## Raw data:
>>>>>

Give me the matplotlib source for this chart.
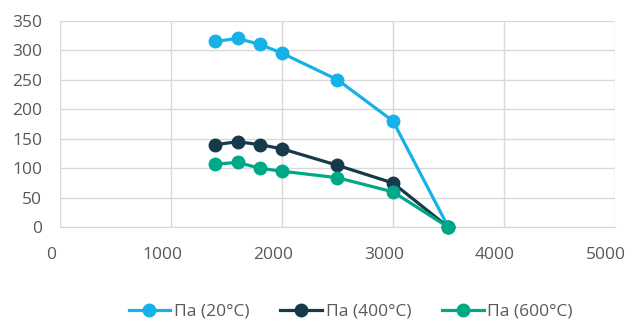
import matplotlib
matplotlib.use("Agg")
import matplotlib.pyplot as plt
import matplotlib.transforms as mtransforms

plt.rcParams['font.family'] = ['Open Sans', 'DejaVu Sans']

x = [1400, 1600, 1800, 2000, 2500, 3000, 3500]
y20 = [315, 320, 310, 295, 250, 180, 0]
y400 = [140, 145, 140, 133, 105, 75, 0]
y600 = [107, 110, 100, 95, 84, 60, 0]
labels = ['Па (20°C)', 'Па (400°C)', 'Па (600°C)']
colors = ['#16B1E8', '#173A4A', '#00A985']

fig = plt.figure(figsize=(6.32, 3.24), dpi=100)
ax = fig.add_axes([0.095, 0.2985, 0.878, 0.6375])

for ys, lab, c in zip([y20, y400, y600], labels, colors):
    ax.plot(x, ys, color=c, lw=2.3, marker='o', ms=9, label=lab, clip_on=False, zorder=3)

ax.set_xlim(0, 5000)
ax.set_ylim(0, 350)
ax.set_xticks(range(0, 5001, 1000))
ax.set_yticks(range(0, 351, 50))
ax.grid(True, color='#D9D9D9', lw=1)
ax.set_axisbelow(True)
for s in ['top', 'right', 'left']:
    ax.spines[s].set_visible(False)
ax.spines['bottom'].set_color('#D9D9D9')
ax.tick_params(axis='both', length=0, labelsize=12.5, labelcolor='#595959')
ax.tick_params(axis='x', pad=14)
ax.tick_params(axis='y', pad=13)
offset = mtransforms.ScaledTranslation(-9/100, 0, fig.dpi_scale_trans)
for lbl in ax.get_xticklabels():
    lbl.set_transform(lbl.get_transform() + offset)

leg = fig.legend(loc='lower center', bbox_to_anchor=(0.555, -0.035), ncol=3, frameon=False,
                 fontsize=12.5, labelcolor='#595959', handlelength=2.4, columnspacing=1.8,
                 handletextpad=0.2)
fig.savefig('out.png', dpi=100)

<<<<<
>>>>>

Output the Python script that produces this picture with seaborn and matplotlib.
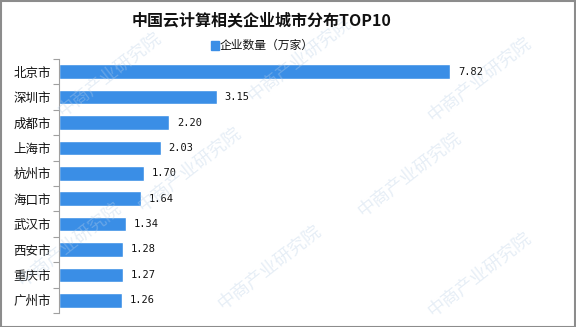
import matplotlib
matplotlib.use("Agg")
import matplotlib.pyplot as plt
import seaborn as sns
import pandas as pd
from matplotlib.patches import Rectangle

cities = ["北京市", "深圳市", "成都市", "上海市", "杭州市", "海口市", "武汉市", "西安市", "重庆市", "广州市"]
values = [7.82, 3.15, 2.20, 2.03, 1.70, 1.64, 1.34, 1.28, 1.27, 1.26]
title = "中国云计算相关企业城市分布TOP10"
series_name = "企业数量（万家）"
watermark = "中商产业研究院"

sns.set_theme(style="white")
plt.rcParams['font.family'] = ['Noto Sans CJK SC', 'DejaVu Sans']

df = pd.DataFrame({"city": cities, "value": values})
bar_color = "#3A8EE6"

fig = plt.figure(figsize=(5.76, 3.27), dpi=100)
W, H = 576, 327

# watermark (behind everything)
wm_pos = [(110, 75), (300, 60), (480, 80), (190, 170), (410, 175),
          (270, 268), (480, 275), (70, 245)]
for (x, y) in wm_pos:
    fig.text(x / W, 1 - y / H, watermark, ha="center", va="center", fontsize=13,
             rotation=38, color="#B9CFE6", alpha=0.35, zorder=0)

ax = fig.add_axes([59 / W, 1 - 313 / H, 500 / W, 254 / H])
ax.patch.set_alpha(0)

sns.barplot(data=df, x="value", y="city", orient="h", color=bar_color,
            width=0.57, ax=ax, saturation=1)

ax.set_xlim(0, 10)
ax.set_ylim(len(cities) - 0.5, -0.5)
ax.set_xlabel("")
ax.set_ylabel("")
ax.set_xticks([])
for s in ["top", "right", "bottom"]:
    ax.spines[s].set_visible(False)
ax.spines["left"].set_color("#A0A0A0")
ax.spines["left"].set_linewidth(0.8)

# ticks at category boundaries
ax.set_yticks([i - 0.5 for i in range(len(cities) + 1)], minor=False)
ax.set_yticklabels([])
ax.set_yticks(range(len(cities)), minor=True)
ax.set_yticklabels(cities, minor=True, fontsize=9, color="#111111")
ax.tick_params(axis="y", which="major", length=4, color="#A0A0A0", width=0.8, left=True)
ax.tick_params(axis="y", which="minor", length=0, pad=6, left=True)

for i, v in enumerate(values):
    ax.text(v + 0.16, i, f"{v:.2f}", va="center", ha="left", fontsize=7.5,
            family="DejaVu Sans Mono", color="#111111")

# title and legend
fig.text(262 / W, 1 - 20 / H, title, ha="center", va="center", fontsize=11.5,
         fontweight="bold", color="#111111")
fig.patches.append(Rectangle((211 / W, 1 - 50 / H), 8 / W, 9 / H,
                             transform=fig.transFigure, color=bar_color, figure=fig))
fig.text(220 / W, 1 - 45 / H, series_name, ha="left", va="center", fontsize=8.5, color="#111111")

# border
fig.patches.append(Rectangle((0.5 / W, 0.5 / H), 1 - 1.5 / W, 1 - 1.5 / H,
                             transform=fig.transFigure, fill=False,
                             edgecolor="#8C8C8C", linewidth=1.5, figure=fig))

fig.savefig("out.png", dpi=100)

<<<<<
>>>>>

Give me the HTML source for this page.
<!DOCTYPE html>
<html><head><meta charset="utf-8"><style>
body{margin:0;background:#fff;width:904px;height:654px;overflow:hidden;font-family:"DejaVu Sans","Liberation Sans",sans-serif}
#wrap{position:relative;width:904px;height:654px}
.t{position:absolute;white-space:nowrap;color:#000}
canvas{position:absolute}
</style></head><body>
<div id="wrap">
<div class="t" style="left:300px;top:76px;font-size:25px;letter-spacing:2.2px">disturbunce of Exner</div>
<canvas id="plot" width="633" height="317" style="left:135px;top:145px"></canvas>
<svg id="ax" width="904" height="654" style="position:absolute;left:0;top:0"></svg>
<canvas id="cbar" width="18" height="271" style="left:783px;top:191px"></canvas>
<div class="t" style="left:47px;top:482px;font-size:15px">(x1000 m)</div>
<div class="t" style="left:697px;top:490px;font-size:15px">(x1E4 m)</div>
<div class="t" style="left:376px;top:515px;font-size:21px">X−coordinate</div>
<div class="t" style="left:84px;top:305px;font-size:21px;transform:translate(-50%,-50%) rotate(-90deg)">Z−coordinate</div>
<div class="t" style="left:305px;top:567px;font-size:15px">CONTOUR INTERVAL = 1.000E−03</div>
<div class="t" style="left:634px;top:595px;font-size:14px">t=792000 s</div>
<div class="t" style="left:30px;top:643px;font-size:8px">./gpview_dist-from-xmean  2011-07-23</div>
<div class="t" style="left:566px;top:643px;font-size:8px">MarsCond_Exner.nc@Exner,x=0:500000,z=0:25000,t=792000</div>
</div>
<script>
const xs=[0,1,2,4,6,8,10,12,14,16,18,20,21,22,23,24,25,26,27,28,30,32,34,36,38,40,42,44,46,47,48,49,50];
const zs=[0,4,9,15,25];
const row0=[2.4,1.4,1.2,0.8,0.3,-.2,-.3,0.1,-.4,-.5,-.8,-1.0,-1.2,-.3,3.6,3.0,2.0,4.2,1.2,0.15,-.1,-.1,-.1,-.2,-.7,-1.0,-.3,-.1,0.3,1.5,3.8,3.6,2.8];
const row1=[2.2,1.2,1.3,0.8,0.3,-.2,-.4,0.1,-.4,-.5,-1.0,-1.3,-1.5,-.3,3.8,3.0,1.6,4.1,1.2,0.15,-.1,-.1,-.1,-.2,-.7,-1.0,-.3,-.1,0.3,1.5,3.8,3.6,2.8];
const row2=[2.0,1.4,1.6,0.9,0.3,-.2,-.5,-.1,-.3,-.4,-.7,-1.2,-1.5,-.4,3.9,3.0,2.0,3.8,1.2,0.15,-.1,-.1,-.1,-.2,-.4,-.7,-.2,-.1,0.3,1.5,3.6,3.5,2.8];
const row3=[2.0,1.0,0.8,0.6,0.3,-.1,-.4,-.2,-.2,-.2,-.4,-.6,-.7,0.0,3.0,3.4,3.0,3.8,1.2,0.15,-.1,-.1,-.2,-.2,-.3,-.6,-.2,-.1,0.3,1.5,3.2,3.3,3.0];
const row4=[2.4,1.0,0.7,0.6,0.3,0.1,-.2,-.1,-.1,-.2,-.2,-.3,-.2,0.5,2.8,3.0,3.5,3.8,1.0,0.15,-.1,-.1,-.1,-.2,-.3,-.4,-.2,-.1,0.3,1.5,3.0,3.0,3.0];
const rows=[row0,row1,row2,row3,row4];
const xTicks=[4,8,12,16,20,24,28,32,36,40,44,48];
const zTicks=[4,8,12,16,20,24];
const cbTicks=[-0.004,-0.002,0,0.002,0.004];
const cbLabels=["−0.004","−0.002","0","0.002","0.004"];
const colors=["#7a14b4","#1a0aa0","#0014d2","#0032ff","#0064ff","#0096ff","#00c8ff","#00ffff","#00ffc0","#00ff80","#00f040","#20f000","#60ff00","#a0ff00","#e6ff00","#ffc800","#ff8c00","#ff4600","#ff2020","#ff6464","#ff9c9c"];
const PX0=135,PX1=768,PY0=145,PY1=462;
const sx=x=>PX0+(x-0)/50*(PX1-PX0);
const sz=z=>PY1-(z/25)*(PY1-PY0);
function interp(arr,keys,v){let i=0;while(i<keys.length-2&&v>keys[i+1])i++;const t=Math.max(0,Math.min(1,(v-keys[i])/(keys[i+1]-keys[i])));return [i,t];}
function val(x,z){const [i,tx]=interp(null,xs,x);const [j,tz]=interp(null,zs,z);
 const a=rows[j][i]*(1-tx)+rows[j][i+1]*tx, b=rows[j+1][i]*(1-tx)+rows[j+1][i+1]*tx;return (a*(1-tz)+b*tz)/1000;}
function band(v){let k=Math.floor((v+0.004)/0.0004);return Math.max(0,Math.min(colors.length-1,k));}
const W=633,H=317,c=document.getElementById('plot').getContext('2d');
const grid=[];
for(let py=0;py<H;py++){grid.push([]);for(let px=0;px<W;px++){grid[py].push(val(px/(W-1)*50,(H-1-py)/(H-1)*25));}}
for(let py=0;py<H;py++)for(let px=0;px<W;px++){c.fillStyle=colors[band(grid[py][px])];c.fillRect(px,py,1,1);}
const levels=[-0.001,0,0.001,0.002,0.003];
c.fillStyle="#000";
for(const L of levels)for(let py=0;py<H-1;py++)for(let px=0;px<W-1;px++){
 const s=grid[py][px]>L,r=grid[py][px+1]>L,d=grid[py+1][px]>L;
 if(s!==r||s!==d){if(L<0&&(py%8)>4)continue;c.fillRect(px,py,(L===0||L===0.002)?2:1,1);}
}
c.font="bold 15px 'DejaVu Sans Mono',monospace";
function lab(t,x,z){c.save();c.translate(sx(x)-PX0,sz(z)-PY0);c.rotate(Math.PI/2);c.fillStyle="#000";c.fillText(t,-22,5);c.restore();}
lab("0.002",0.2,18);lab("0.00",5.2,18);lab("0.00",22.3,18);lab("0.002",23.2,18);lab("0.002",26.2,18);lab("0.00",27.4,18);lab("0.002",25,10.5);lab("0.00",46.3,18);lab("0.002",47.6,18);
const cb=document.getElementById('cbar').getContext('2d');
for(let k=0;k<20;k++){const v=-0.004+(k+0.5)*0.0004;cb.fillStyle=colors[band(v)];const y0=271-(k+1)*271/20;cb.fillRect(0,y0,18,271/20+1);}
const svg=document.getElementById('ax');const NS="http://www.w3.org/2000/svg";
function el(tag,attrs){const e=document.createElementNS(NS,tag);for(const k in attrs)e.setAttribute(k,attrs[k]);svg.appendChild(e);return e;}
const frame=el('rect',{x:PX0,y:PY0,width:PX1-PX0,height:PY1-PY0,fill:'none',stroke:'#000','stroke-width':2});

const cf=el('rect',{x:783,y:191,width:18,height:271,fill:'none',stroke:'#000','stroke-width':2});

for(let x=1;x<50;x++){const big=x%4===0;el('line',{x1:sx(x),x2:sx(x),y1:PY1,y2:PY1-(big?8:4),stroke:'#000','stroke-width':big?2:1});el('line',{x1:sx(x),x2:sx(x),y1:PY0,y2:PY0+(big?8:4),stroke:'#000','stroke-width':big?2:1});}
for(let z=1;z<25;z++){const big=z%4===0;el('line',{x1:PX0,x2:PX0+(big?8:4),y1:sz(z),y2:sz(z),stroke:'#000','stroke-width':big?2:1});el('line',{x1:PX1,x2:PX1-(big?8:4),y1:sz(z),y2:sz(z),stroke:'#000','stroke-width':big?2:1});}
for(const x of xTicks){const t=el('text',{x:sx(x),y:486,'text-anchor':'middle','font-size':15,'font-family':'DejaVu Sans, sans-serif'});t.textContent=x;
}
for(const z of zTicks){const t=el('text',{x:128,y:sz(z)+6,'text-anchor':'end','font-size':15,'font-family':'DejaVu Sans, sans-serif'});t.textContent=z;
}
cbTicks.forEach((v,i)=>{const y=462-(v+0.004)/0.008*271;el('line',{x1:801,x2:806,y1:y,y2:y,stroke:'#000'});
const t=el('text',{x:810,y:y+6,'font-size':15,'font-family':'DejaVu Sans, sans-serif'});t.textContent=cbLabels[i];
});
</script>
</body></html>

<<<<<

## What to do:
Give again, word for word, the part that opens with the line containing "Give me the matplotlib source for this chart." and closes with the one containing "fig.savefig('out.png', dpi=100)". Include both of those lines and skip all pictures.

## Solution to this exercise:
Give me the matplotlib source for this chart.
import matplotlib
matplotlib.use("Agg")
import matplotlib.pyplot as plt
import matplotlib.transforms as mtransforms

plt.rcParams['font.family'] = ['Open Sans', 'DejaVu Sans']

x = [1400, 1600, 1800, 2000, 2500, 3000, 3500]
y20 = [315, 320, 310, 295, 250, 180, 0]
y400 = [140, 145, 140, 133, 105, 75, 0]
y600 = [107, 110, 100, 95, 84, 60, 0]
labels = ['Па (20°C)', 'Па (400°C)', 'Па (600°C)']
colors = ['#16B1E8', '#173A4A', '#00A985']

fig = plt.figure(figsize=(6.32, 3.24), dpi=100)
ax = fig.add_axes([0.095, 0.2985, 0.878, 0.6375])

for ys, lab, c in zip([y20, y400, y600], labels, colors):
    ax.plot(x, ys, color=c, lw=2.3, marker='o', ms=9, label=lab, clip_on=False, zorder=3)

ax.set_xlim(0, 5000)
ax.set_ylim(0, 350)
ax.set_xticks(range(0, 5001, 1000))
ax.set_yticks(range(0, 351, 50))
ax.grid(True, color='#D9D9D9', lw=1)
ax.set_axisbelow(True)
for s in ['top', 'right', 'left']:
    ax.spines[s].set_visible(False)
ax.spines['bottom'].set_color('#D9D9D9')
ax.tick_params(axis='both', length=0, labelsize=12.5, labelcolor='#595959')
ax.tick_params(axis='x', pad=14)
ax.tick_params(axis='y', pad=13)
offset = mtransforms.ScaledTranslation(-9/100, 0, fig.dpi_scale_trans)
for lbl in ax.get_xticklabels():
    lbl.set_transform(lbl.get_transform() + offset)

leg = fig.legend(loc='lower center', bbox_to_anchor=(0.555, -0.035), ncol=3, frameon=False,
                 fontsize=12.5, labelcolor='#595959', handlelength=2.4, columnspacing=1.8,
                 handletextpad=0.2)
fig.savefig('out.png', dpi=100)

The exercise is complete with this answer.